Why is it so difficult to remember the good stuff while we let all the negative hang around like one of those tiny grease spots on your tie? The more you focus on wiping it away, the bigger the smear becomes.
My wife, Lori, and I write in our thankful journals almost every morning. I was giving her a blank stare the other day when she asked me to share my list.
“Who was it that said something nice to me the other day?” I asked.
I couldn’t remember.
Squinting her eyes in my direction, she pondered, and she couldn’t remember either.
Frustrated with our mutual amnesia, she grabbed my thankful journal and started thumbing through the pages.
“I know you wrote it in your thankful journal,” she said, “because you shared it with me.”
In less than a minute, she had found not one but four entries about people who had either messaged me or verbally thanked me for something I had said or done. I had written these down at the end of each day, as is my habit, then the next morning, I shared them in our “thankful time.”
“I’ll bet if someone had said something critical about me, I would have had no trouble remembering that,” I commented after Lori read my positive entries from days ago.
Why is that? Why are we like that?
Nine people can give you the thumbs up on your new outfit, then one person stares you up and down and walks away with the comment, “It’s just not my style.” You spend the rest of the day wondering if you should sneak home and change clothes before it’s too late to return your new clothes for something else.
I was grateful for those people who had made positive comments to me.
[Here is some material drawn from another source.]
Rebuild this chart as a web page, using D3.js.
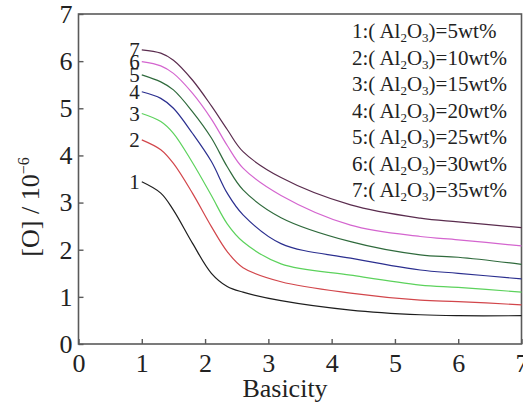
<!DOCTYPE html>
<html>
<head>
<meta charset="utf-8">
<script src="https://cdn.jsdelivr.net/npm/d3@7"></script>
</head>
<body style="margin:0; background:#fff">
<svg id="chart" width="523" height="403"></svg>
<script>
// basicity values the curves were read at
const basicity = [1, 1.3, 1.5, 1.8, 2.1, 2.35, 2.6, 3.2, 4.3, 5.4, 6, 7];

// [O] in 10^-6, one array per Al2O3 content
const oxygen1 = [3.44, 3.20, 2.84, 2.14, 1.50, 1.22, 1.10, 0.92, 0.72, 0.62, 0.60, 0.60];
const oxygen2 = [4.33, 4.12, 3.83, 3.20, 2.49, 1.96, 1.62, 1.32, 1.08, 0.93, 0.90, 0.83];
const oxygen3 = [4.89, 4.72, 4.47, 3.85, 3.15, 2.55, 2.17, 1.70, 1.46, 1.25, 1.20, 1.10];
const oxygen4 = [5.35, 5.21, 5.00, 4.47, 3.87, 3.20, 2.74, 2.13, 1.82, 1.57, 1.50, 1.38];
const oxygen5 = [5.71, 5.56, 5.39, 4.93, 4.37, 3.76, 3.27, 2.68, 2.17, 1.89, 1.84, 1.69];
const oxygen6 = [5.99, 5.90, 5.74, 5.32, 4.77, 4.21, 3.73, 3.15, 2.52, 2.28, 2.21, 2.08];
const oxygen7 = [6.24, 6.17, 6.02, 5.60, 5.05, 4.55, 4.08, 3.53, 2.95, 2.67, 2.59, 2.47];

const curveIds = ['1', '2', '3', '4', '5', '6', '7'];
const aluminaWt = ['5', '10', '15', '20', '25', '30', '35'];
const xTicks = [0, 1, 2, 3, 4, 5, 6, 7];
const yTicks = [0, 1, 2, 3, 4, 5, 6, 7];

const lineColors = ['#1e1e1e', '#d2464b', '#5cd25c', '#2b2f8f', '#2f6a3c', '#d465cf', '#5a2c4e'];

let svg = d3.select('#chart');

let x = d3.scaleLinear().domain([0, 7]).range([78.5, 521.5]);
let y = d3.scaleLinear().domain([0, 7]).range([344, 14]);

let series = [oxygen1, oxygen2, oxygen3, oxygen4, oxygen5, oxygen6, oxygen7].map(function(vals, i) {
  return {
    id: curveIds[i],
    color: lineColors[i],
    points: vals.map(function(v, j) { return [basicity[j], v]; })
  };
});

drawFrame();
drawAxes();
drawCurves();
drawLegend();
drawTitles();

// every text gets the Times-like face inline
svg.selectAll('text').style('font-family', '"Liberation Serif"').attr('fill', '#222');

function drawFrame() {
  svg.append('rect')
    .attr('x', x(0))
    .attr('y', y(7))
    .attr('width', x(7) - x(0))
    .attr('height', y(0) - y(7))
    .attr('fill', 'none')
    .attr('stroke', '#5a5a5a')
    .attr('stroke-width', 1.6);
}

function drawAxes() {
  // ticks point into the plot, labels sit outside
  let xAxis = svg.append('g')
    .attr('transform', 'translate(0,' + y(0) + ')')
    .call(d3.axisBottom(x).tickValues(xTicks).tickSizeInner(-5).tickSizeOuter(0).tickPadding(10).tickFormat(d3.format('d')));

  let yAxis = svg.append('g')
    .attr('transform', 'translate(' + x(0) + ',0)')
    .call(d3.axisLeft(y).tickValues(yTicks).tickSizeInner(-5).tickSizeOuter(0).tickPadding(6).tickFormat(d3.format('d')));

  [xAxis, yAxis].forEach(function(g) {
    g.attr('font-family', null);
    g.select('.domain').remove();
    g.selectAll('.tick line').attr('stroke', '#5a5a5a').attr('stroke-width', 1.4);
    g.selectAll('.tick text').attr('font-size', 26);
  });
}

function drawCurves() {
  let line = d3.line()
    .x(function(d) { return x(d[0]); })
    .y(function(d) { return y(d[1]); })
    .curve(d3.curveCatmullRom.alpha(0.5));

  let curve = svg.selectAll('.curve').data(series).enter()
    .append('g')
      .attr('class', 'curve');

  curve.append('path')
    .attr('d', function(d) { return line(d.points); })
    .attr('fill', 'none')
    .attr('stroke', function(d) { return d.color; })
    .attr('stroke-width', 1.2);

  // curve number just left of where each line starts
  curve.append('text')
    .attr('x', function(d) { return x(d.points[0][0]) - 2; })
    .attr('y', function(d) { return y(d.points[0][1]); })
    .attr('dy', '0.34em')
    .attr('text-anchor', 'end')
    .attr('font-size', 21)
    .text(function(d) { return d.id; });
}

function drawLegend() {
  let legend = svg.append('g')
    .attr('transform', 'translate(352,38)');

  let row = legend.selectAll('text').data(aluminaWt).enter()
    .append('text')
      .attr('y', function(d, i) { return i * 26.5; })
      .attr('font-size', 21);

  row.append('tspan').text(function(d, i) { return curveIds[i] + ':( Al'; });
  row.append('tspan').attr('font-size', 13).attr('dy', 4).text('2');
  row.append('tspan').attr('dy', -4).text('O');
  row.append('tspan').attr('font-size', 13).attr('dy', 4).text('3');
  row.append('tspan').attr('dy', -4).text(function(d) { return ')=' + d + 'wt%'; });
}

function drawTitles() {
  svg.append('text')
    .attr('x', 285)
    .attr('y', 397)
    .attr('text-anchor', 'middle')
    .attr('font-size', 26)
    .text('Basicity');

  let yTitle = svg.append('text')
    .attr('transform', 'translate(39,207) rotate(-90)')
    .attr('text-anchor', 'middle')
    .attr('font-size', 26);

  yTitle.append('tspan').text('[O] / 10');
  yTitle.append('tspan').attr('font-size', 16).attr('dy', -10).text('\u22126');
}
</script>
</body>
</html>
They had made such a significant impact on my life that I put their names and what they had said in my thankful journal, but then, a week later, I had to refer back to the journal for recall. Had they been negative comments, I wouldn’t have written them on paper, but their words would most likely have been embedded in my memory bank.
Why do we do that? Why do we tend to have what psychologists call a negative memory bias?
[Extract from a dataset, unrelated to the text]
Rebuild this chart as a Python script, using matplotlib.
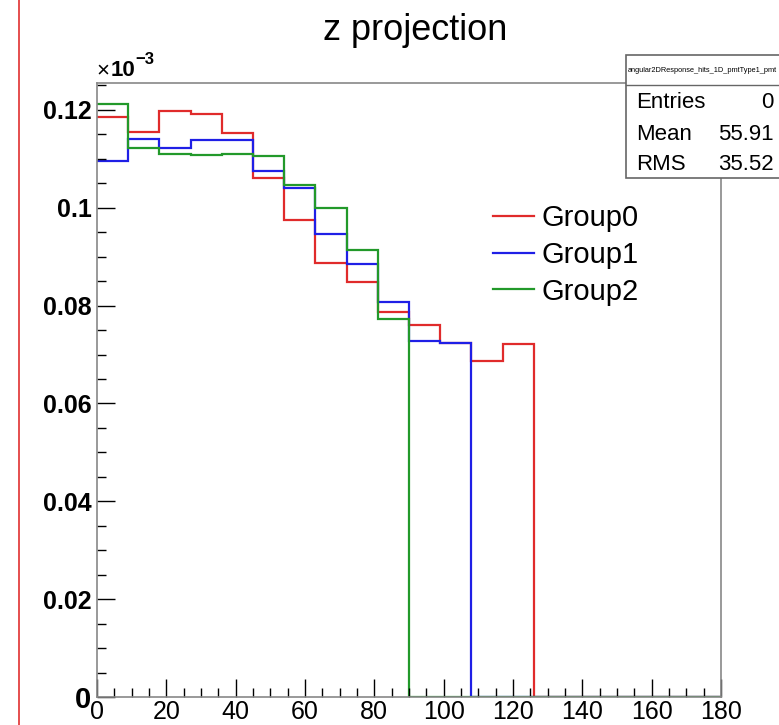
import matplotlib.pyplot as plt
from matplotlib.lines import Line2D
from matplotlib.patches import Rectangle
from matplotlib.ticker import MultipleLocator, FixedLocator, FixedFormatter
import numpy as np

plt.rcParams['font.family'] = ['Liberation Sans', 'DejaVu Sans']

# 20 bins of width 9 over 0..180
edges = np.arange(0, 181, 9)
group0 = [0.1185, 0.1154, 0.1197, 0.1191, 0.1153, 0.1061, 0.0974, 0.0888, 0.0849, 0.0787,
          0.0761, 0.0723, 0.0686, 0.0722, 0, 0, 0, 0, 0, 0]
group1 = [0.1095, 0.1141, 0.1123, 0.1139, 0.1138, 0.1076, 0.1040, 0.0946, 0.0885, 0.0807,
          0.0727, 0.0723, 0, 0, 0, 0, 0, 0, 0, 0]
group2 = [0.1213, 0.1123, 0.1110, 0.1108, 0.1110, 0.1106, 0.1046, 0.0999, 0.0914, 0.0773,
          0, 0, 0, 0, 0, 0, 0, 0, 0, 0]
names = ["Group0", "Group1", "Group2"]
colors = ["#e02b2b", "#1f1fe6", "#22992a"]

ytick_vals = [0, 0.02, 0.04, 0.06, 0.08, 0.1, 0.12]
ytick_labels = ["0", "0.02", "0.04", "0.06", "0.08", "0.1", "0.12"]

stats_title = "angular2DResponse_hits_1D_pmtType1_pmt"
stats_rows = [("Entries", "0"), ("Mean", "55.91"), ("RMS", "35.52")]

W, H = 779, 725
fig = plt.figure(figsize=(W / 100, H / 100), dpi=100)
ax = fig.add_axes([97 / W, 1 - 697 / H, (721 - 97) / W, (697 - 83) / H])

for vals, name, c in zip([group0, group1, group2], names, colors):
    ax.stairs(vals, edges, baseline=None, color=c, lw=1.6, label=name)

ax.set_xlim(0, 180)
ax.set_ylim(0, 0.1255)

ax.xaxis.set_major_locator(MultipleLocator(20))
ax.xaxis.set_minor_locator(MultipleLocator(5))
ax.yaxis.set_major_locator(FixedLocator(ytick_vals))
ax.yaxis.set_major_formatter(FixedFormatter(ytick_labels))
ax.yaxis.set_minor_locator(MultipleLocator(0.005))

ax.tick_params(which='both', direction='in', color='black', width=1)
ax.tick_params(which='major', length=13)
ax.tick_params(which='minor', length=6.5)
ax.tick_params(axis='x', labelsize=18, pad=2)
ax.tick_params(axis='y', labelsize=18, pad=4)
for lab in ax.get_yticklabels():
    lab.set_fontweight('bold')
ax.get_yticklabels()[0].set_fontsize(21)
for s in ax.spines.values():
    s.set_color('#888888')
    s.set_linewidth(1.2)

# exponent label above the y axis
fig.text(96 / W, 1 - 71 / H, "×", fontsize=16, va='center', ha='left')
fig.text(111 / W, 1 - 71 / H, "10", fontsize=16, fontweight='bold', va='center', ha='left')
fig.text(135 / W, 1 - 60 / H, "−3", fontsize=12, fontweight='bold', va='center', ha='left')

fig.text(415 / W, 1 - 30 / H, "z projection", fontsize=26, ha='center', va='center')

ax.legend(loc='upper left', bbox_to_anchor=(493 / W, 1 - 204 / H), bbox_transform=fig.transFigure,
          frameon=False, fontsize=21, handlelength=1.4, handletextpad=0.25, labelspacing=0.3,
          borderpad=0, borderaxespad=0)

# stats box
bx = 626
fig.add_artist(Rectangle((bx / W, 1 - 178 / H), (790 - bx) / W, (178 - 55) / H,
                         transform=fig.transFigure, facecolor='white', edgecolor='#666666', lw=1.2))
fig.add_artist(Line2D([bx / W, 1], [1 - 85 / H] * 2, transform=fig.transFigure, color='#666666', lw=1))
fig.text((bx + 2) / W, 1 - 70 / H, stats_title, fontsize=5.3, ha='left', va='center')
for i, (k, v) in enumerate(stats_rows):
    y = 1 - (103 + 31 * i) / H
    fig.text((bx + 10) / W, y, k, fontsize=16, ha='left', va='center')
    fig.text(774 / W, y, v, fontsize=16, ha='right', va='center')

fig.add_artist(Line2D([19 / W] * 2, [0, 1], transform=fig.transFigure, color='#e03030', lw=1.2))

fig.savefig("out.png", dpi=100)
According to Laura Carstensen, a psychology professor at Stanford University, we tend to notice the negative more than the positive. “Many psychologists think that this has evolutionary roots; that is: It’s more important for people, for survival, to notice the lion in the brush than it is to notice the beautiful flower that’s growing on the other side of the way,” Carstensen said, in The Washington Post.
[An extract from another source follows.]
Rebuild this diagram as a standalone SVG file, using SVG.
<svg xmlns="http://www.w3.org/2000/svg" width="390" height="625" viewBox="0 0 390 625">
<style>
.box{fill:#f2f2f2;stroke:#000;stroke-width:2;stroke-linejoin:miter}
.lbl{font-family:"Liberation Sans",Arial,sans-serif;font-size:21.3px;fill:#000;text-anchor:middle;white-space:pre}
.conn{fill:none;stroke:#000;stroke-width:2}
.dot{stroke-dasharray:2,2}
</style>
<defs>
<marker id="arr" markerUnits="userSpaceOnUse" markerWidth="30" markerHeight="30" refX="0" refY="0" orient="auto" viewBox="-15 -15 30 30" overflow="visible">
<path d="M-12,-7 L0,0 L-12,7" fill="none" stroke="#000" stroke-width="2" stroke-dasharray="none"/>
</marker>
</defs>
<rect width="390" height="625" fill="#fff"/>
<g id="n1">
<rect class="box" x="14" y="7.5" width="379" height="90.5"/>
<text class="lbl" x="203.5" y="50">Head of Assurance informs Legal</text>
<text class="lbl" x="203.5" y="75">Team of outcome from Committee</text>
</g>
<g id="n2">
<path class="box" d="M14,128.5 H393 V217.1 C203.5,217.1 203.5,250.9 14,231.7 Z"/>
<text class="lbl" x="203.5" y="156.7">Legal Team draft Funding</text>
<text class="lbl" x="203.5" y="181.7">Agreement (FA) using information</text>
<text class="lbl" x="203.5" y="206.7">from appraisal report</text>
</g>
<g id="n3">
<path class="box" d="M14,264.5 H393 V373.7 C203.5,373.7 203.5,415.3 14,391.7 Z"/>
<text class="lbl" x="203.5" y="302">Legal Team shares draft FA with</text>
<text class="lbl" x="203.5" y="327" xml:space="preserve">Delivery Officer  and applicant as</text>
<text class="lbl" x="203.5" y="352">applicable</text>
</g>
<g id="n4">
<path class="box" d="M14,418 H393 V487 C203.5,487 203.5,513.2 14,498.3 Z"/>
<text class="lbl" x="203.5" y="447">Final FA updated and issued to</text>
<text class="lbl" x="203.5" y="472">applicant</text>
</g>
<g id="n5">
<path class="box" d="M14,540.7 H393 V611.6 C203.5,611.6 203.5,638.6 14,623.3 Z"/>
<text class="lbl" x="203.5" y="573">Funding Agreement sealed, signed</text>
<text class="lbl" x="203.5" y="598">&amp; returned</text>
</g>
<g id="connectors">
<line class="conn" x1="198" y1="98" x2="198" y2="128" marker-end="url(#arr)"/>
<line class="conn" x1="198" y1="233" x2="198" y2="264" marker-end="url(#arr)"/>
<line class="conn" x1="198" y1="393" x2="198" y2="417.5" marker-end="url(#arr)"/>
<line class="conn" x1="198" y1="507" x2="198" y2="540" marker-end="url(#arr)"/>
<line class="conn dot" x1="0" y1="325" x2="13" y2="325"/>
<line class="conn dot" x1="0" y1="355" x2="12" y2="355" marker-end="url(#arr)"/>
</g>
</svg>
“The brain handles positive and negative information in different hemispheres,” said Professor Clifford Nass, who teaches communication, also of Stanford University. “Negative emotions generally involve more thinking, and the information is processed more thoroughly than positive ones,” he noted in The New York Times. Thus, we tend to ruminate more about unpleasant events — and use stronger words to describe them — than happy ones.
The negative can sometimes serve to make us better, just as the positive can encourage us. But, I tend to dwell on the one negative comment over the many positive ones. If you’re like me, you’ll need to work on keeping a balance. Being overly tuned to negative statements will eventually lead us into the land of imaginary criticisms—a dangerous place where we pre-play critical comments and experience rejection when it’s not there.
I like what one of my favorite actors, Anthony Hopkins, said about how he avoids that trip into the imaginary land of what others may be saying about us, “My philosophy is: It’s none of my business what people say of me and think of me. I am what I am, and I do what I do. I expect nothing and accept everything. And it makes life so much easier.”
What does this mean for me? I will have to be more diligent in training my brain to hold tighter to the positive and, after analyzing the negative, let it go. Releasing it doesn’t mean I ignore it. I won’t pretend the lion isn’t real, should there be one in my life, but I don’t want to forget the daffodils and Azaleas either.
Come to think of it, that’s going to be one of my entries in my thankful journal for tonight: those beautiful Azaleas I saw on my afternoon walk today.
Now that’s something I’ll remember to share with Lori tomorrow morning.